§ **EXERCISE DETAILS**
Write out again, word for word, the lines below from the line that holds "Emit a Python" through the line that holds "v in returns]", omitting pictures.

------------

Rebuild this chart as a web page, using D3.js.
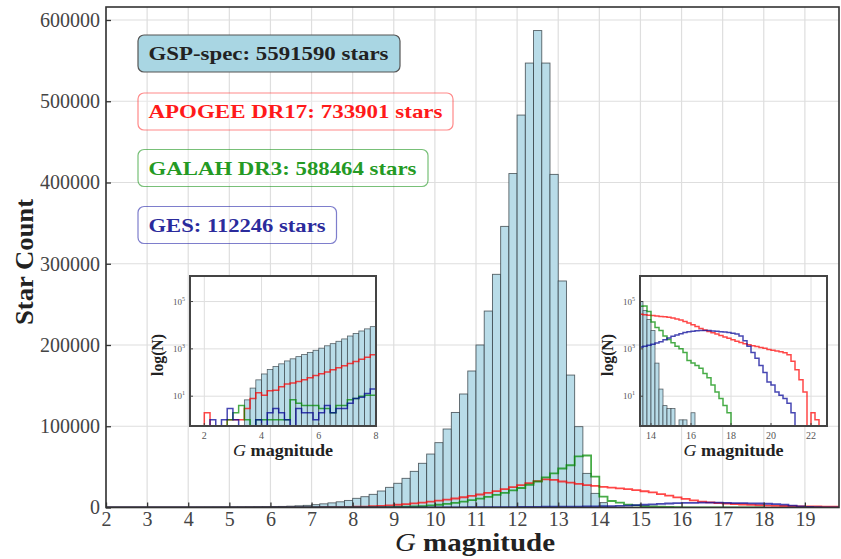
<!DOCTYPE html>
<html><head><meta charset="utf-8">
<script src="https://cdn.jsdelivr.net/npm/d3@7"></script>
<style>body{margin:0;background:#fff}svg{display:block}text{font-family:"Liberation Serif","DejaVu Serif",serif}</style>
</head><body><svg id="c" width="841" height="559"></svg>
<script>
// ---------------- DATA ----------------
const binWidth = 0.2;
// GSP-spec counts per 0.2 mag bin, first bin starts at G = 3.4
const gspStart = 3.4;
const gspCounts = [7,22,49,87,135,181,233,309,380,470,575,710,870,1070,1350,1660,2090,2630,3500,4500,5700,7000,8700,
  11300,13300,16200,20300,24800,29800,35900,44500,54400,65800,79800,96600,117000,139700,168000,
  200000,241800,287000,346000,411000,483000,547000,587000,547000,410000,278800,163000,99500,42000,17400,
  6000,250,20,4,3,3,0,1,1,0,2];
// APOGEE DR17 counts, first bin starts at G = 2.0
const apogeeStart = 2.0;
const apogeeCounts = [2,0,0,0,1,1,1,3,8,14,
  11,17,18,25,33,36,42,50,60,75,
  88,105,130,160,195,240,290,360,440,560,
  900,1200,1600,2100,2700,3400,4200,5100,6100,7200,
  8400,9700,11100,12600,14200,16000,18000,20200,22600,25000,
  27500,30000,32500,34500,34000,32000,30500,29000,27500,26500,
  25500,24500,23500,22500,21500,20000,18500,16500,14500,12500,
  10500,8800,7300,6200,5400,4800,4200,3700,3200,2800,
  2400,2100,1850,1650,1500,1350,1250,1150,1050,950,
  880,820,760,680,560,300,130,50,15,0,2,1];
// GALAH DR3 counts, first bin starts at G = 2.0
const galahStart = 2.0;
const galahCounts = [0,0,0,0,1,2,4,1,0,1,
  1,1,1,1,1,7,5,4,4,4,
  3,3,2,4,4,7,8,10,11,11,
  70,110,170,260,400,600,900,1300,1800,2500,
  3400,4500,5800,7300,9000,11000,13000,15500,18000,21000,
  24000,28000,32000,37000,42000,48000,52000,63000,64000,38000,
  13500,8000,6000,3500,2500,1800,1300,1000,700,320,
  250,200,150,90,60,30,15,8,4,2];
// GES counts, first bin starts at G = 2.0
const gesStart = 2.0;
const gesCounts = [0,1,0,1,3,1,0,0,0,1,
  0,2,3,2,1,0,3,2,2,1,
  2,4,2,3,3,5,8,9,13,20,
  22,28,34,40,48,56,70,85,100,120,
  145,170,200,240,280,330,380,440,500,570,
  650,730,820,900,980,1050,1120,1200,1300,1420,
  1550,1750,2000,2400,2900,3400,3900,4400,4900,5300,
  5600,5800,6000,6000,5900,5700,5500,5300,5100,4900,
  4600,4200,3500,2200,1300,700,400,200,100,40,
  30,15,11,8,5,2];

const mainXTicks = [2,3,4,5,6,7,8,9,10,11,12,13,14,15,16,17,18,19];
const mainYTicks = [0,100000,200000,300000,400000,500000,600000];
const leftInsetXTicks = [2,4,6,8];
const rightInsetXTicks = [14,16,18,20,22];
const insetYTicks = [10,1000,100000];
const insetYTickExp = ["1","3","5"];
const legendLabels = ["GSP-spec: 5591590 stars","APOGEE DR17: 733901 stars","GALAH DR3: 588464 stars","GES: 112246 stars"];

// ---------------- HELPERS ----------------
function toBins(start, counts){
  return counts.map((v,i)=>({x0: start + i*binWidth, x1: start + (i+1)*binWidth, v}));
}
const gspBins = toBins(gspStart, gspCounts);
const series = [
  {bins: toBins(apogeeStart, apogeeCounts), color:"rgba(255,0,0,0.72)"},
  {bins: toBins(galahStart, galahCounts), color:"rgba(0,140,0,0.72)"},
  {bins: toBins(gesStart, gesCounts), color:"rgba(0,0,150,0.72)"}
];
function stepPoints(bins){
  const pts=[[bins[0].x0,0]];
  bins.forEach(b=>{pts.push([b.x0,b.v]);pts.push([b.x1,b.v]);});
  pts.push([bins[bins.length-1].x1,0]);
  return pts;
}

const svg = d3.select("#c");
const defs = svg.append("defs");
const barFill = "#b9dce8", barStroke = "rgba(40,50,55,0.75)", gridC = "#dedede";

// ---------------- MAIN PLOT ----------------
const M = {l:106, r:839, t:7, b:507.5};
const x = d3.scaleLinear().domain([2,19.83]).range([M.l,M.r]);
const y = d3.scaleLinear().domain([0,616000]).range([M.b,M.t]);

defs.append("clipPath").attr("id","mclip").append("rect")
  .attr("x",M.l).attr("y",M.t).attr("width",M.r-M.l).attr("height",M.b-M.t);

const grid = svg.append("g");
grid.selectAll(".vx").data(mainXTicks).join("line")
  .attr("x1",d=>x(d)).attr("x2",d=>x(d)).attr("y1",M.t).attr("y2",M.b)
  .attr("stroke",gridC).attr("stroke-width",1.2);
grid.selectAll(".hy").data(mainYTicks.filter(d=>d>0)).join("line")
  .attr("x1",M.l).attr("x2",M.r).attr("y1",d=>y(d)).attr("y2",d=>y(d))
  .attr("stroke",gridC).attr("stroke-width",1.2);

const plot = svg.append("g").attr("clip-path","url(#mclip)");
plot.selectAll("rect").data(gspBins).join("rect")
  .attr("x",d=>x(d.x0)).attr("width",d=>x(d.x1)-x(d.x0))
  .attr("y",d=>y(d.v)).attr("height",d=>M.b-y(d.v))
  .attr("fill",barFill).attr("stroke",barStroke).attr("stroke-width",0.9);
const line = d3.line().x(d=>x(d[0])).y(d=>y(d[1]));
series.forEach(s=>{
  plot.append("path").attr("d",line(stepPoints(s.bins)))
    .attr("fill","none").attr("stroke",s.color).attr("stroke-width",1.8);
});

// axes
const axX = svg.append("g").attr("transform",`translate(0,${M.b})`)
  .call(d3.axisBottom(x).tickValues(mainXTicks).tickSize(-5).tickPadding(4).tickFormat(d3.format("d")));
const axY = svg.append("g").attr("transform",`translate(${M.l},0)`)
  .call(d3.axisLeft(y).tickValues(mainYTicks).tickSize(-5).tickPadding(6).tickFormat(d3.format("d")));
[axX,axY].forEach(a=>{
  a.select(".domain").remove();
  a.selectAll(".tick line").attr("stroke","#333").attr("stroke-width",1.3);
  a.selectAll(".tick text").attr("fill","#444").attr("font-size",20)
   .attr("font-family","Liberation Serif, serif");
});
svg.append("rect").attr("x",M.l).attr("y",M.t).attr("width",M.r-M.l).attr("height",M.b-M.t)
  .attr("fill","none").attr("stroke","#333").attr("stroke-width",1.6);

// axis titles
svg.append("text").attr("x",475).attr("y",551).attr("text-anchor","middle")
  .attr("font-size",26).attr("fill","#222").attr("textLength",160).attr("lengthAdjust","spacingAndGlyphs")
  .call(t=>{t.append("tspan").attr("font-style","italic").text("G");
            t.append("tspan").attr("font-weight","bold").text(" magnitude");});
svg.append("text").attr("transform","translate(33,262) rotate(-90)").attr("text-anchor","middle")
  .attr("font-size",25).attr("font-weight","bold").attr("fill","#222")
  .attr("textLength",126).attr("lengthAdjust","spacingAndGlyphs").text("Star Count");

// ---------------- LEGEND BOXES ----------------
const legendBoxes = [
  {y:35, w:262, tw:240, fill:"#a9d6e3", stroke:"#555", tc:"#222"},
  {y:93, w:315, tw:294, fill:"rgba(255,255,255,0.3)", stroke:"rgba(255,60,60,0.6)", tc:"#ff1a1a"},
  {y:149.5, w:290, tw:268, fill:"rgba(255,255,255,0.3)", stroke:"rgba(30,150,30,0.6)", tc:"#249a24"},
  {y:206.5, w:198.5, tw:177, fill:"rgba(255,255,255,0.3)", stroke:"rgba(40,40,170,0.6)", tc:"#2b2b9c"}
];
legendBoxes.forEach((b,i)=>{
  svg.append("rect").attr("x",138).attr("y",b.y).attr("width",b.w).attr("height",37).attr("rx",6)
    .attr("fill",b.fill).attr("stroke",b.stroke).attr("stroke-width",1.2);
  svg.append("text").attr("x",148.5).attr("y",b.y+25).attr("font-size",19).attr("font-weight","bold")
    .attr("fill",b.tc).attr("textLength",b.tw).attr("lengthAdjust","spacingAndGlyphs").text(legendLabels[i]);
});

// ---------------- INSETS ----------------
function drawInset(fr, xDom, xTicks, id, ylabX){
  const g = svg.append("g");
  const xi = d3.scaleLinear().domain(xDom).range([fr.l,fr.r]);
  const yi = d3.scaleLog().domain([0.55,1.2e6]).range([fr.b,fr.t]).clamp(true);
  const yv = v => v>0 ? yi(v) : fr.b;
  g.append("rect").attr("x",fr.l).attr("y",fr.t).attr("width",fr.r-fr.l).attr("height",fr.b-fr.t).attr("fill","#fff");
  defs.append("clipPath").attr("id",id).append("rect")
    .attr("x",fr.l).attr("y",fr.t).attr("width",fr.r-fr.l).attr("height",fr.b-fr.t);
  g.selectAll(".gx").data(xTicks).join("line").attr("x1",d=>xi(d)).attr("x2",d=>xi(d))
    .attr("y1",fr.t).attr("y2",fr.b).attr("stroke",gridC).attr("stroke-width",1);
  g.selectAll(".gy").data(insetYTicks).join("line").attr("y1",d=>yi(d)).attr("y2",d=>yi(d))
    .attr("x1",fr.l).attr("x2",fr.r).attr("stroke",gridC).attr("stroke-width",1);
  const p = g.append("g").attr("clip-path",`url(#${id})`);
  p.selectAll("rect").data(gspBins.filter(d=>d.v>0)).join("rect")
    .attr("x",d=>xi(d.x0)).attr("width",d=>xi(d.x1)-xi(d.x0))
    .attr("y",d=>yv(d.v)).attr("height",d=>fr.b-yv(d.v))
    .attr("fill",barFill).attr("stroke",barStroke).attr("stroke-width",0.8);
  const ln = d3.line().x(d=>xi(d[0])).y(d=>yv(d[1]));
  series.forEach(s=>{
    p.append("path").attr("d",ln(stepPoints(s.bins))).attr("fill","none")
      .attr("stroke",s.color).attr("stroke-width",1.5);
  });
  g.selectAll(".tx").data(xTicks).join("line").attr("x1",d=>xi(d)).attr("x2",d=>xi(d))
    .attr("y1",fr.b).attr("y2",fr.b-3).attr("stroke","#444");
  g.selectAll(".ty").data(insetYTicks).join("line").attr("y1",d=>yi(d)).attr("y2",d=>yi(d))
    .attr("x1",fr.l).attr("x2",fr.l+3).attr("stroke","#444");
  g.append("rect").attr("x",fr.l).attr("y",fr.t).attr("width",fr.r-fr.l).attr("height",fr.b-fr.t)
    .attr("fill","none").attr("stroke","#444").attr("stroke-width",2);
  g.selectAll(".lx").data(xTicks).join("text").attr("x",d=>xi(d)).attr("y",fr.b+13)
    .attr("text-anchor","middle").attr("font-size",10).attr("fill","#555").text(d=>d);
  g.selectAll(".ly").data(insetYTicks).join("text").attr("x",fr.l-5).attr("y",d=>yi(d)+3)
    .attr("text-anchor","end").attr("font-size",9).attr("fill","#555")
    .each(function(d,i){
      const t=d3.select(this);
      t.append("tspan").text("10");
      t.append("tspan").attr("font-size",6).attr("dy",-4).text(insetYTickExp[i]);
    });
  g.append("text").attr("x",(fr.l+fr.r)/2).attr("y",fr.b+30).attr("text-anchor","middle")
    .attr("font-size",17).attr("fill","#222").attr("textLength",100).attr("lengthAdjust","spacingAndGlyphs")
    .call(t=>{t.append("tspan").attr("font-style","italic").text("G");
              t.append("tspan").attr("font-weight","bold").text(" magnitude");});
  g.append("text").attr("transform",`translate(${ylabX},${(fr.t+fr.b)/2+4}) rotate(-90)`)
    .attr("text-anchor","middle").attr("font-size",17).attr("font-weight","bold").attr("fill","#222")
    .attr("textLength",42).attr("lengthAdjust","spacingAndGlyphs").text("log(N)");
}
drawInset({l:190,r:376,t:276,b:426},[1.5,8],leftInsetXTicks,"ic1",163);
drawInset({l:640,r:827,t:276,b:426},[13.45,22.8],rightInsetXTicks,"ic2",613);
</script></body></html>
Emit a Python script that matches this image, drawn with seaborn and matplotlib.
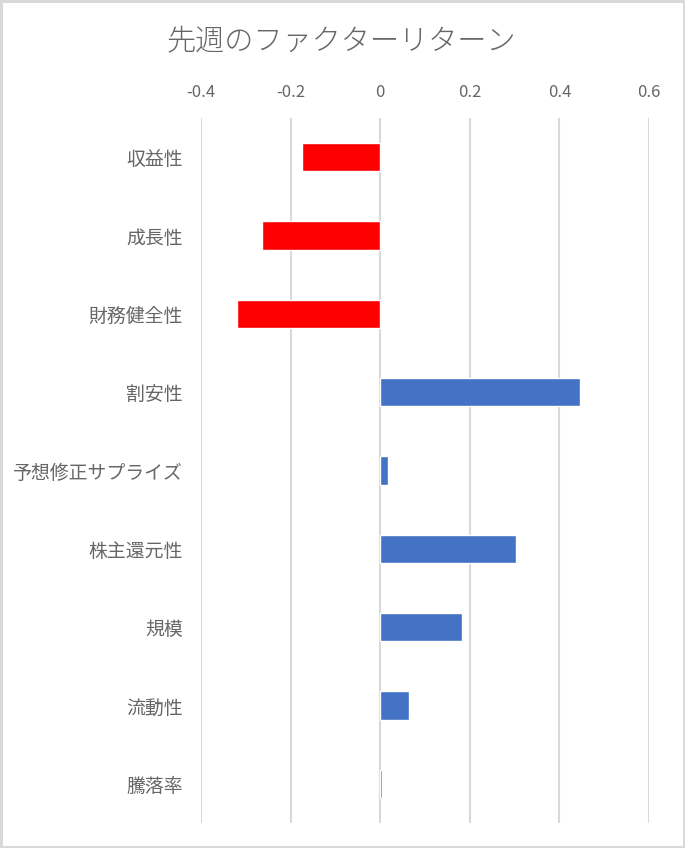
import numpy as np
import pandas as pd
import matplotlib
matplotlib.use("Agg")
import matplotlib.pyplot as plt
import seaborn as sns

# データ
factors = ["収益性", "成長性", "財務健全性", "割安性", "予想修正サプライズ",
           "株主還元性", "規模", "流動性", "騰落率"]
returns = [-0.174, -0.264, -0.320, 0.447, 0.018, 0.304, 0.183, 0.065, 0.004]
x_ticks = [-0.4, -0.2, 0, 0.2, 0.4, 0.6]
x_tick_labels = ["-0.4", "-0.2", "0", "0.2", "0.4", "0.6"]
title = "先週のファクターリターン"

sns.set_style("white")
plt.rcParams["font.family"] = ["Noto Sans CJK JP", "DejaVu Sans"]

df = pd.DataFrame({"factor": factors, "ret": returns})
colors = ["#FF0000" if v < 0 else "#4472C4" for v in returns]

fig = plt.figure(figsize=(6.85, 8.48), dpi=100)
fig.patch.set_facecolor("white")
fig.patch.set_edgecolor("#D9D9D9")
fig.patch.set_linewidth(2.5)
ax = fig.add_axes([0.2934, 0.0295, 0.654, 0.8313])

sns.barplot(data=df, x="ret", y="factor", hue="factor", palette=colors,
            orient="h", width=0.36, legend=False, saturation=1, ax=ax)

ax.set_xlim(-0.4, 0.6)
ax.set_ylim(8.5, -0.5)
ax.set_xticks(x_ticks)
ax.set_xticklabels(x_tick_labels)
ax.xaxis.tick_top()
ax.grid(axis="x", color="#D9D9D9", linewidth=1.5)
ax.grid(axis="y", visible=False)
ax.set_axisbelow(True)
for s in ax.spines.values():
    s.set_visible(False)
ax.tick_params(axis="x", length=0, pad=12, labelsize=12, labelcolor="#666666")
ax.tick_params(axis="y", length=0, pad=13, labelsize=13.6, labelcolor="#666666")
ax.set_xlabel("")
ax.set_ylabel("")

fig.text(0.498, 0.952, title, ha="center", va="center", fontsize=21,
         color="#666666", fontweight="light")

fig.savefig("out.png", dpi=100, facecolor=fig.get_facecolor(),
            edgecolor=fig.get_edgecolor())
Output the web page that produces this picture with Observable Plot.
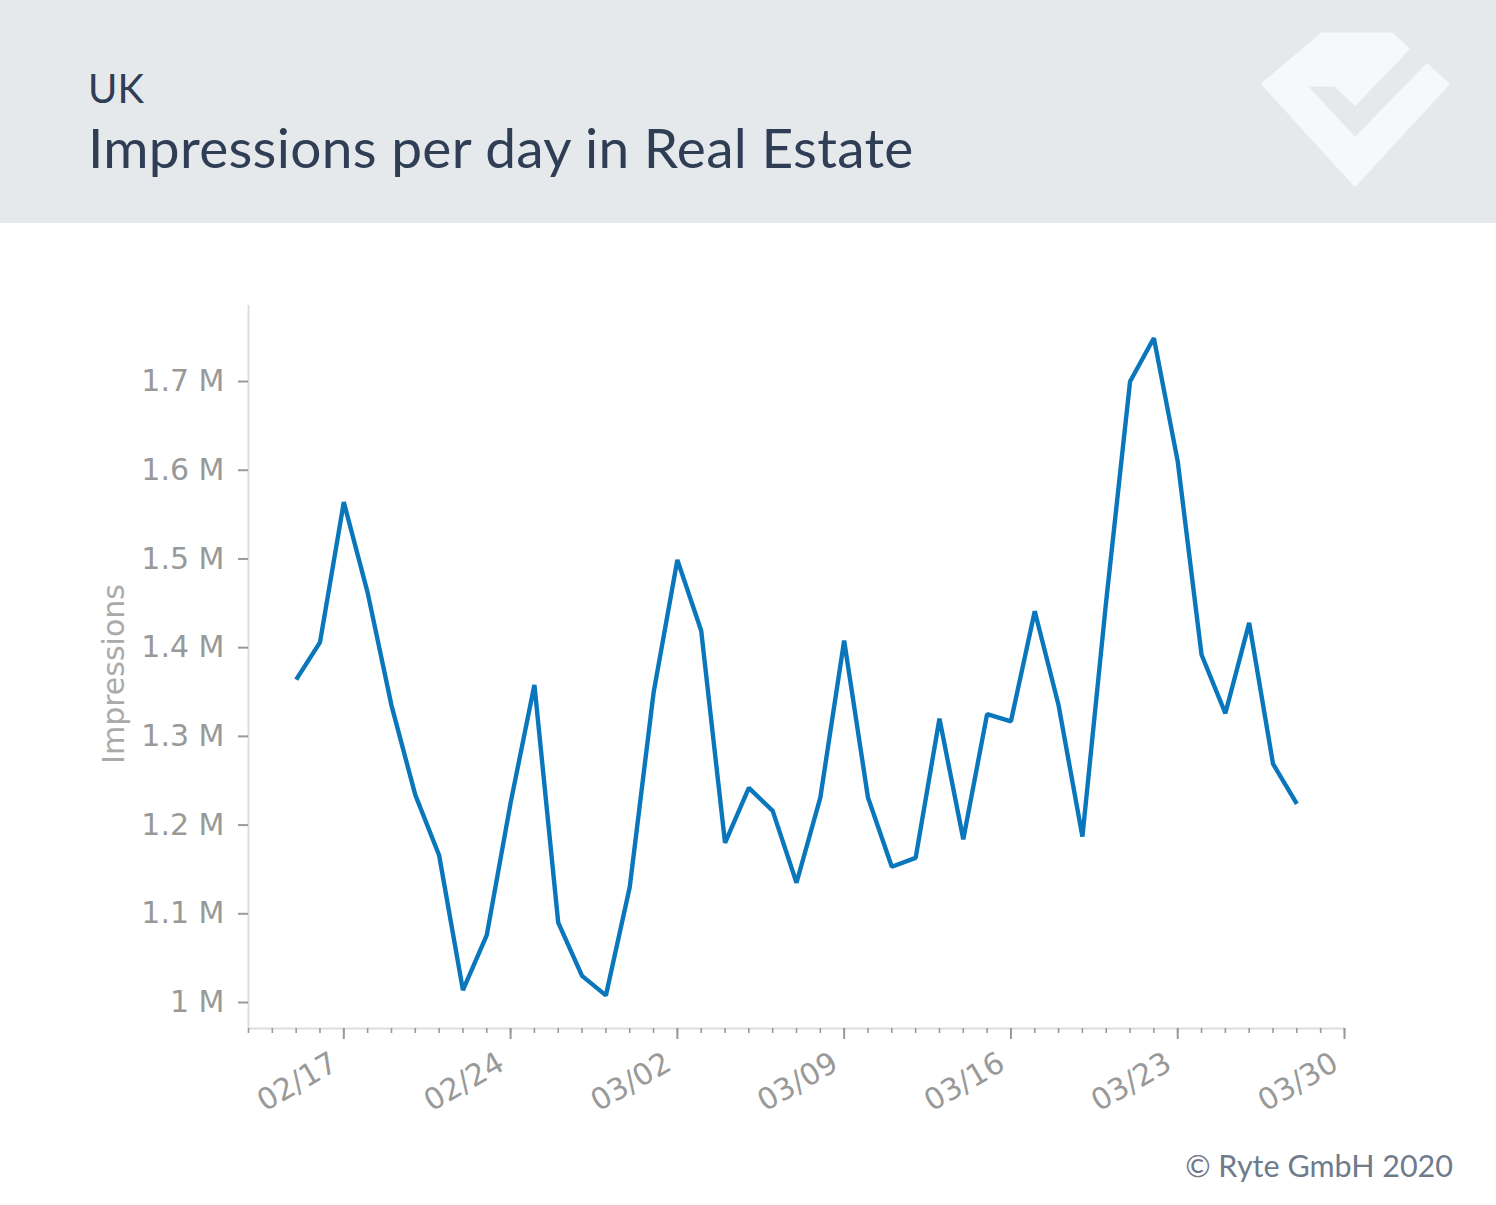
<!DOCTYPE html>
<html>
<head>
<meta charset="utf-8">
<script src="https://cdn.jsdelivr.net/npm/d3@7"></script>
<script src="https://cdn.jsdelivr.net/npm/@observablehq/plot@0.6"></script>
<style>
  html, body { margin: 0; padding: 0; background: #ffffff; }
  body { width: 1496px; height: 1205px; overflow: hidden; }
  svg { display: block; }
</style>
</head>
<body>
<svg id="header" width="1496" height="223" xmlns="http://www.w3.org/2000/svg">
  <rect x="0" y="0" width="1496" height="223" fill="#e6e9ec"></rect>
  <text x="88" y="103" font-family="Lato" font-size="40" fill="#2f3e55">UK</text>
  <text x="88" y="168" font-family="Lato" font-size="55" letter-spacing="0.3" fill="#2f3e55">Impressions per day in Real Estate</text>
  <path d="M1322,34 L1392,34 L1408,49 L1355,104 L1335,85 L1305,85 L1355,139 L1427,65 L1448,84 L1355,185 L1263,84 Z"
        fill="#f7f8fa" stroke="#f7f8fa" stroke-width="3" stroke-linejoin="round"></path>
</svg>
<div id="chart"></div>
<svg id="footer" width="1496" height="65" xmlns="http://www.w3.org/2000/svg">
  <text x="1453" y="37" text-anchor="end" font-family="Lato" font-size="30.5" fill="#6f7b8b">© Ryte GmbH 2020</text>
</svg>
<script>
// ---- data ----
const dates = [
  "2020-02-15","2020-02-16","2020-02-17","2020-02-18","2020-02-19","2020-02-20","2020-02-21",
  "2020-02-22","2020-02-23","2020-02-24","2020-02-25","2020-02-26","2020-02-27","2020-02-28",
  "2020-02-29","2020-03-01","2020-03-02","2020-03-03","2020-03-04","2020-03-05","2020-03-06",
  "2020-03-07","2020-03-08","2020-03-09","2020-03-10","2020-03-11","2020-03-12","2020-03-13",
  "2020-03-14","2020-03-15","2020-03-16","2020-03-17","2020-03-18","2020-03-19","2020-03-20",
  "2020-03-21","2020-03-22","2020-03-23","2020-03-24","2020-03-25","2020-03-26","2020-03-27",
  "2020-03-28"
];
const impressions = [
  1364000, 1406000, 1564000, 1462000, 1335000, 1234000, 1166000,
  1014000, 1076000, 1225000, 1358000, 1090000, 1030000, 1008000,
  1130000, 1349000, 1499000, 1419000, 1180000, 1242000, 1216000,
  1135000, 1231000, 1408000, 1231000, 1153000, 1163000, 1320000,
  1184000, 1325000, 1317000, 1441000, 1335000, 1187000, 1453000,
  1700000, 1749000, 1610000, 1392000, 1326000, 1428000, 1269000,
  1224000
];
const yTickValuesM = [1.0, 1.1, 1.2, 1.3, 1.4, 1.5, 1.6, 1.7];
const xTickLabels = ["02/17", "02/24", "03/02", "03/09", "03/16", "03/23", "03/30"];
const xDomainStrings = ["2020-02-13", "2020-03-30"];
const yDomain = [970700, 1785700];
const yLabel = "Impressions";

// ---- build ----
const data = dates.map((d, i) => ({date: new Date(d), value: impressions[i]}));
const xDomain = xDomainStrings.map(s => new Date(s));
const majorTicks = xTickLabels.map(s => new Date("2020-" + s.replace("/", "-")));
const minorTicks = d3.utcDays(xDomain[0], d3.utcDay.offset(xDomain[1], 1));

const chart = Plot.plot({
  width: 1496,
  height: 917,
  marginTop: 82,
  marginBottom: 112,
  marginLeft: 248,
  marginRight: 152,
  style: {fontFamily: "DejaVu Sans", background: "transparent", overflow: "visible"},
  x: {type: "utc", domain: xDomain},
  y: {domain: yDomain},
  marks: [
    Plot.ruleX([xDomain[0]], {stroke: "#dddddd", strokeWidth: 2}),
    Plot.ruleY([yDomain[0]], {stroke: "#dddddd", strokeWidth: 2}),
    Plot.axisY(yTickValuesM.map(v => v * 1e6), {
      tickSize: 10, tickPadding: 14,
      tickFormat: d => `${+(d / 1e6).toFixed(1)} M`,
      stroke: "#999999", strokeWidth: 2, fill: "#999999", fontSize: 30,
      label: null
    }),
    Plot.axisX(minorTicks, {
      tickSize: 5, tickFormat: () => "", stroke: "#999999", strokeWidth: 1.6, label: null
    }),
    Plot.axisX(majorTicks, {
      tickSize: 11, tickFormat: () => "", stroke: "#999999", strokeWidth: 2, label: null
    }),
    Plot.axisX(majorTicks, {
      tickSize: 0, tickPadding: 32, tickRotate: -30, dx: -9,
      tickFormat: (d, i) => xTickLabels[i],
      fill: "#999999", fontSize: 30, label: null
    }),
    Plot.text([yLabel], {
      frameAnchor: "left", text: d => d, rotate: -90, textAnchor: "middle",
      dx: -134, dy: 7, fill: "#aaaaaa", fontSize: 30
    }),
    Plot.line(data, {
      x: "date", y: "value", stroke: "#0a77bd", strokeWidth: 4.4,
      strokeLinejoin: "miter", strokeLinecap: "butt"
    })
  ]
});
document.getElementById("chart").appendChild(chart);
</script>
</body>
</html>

------------

§ **SOLUTION**
Emit a Python script that matches this image, drawn with seaborn and matplotlib.
import numpy as np
import pandas as pd
import matplotlib
matplotlib.use("Agg")
import matplotlib.pyplot as plt
import seaborn as sns

# データ
factors = ["収益性", "成長性", "財務健全性", "割安性", "予想修正サプライズ",
           "株主還元性", "規模", "流動性", "騰落率"]
returns = [-0.174, -0.264, -0.320, 0.447, 0.018, 0.304, 0.183, 0.065, 0.004]
x_ticks = [-0.4, -0.2, 0, 0.2, 0.4, 0.6]
x_tick_labels = ["-0.4", "-0.2", "0", "0.2", "0.4", "0.6"]
title = "先週のファクターリターン"

sns.set_style("white")
plt.rcParams["font.family"] = ["Noto Sans CJK JP", "DejaVu Sans"]

df = pd.DataFrame({"factor": factors, "ret": returns})
colors = ["#FF0000" if v < 0 else "#4472C4" for v in returns]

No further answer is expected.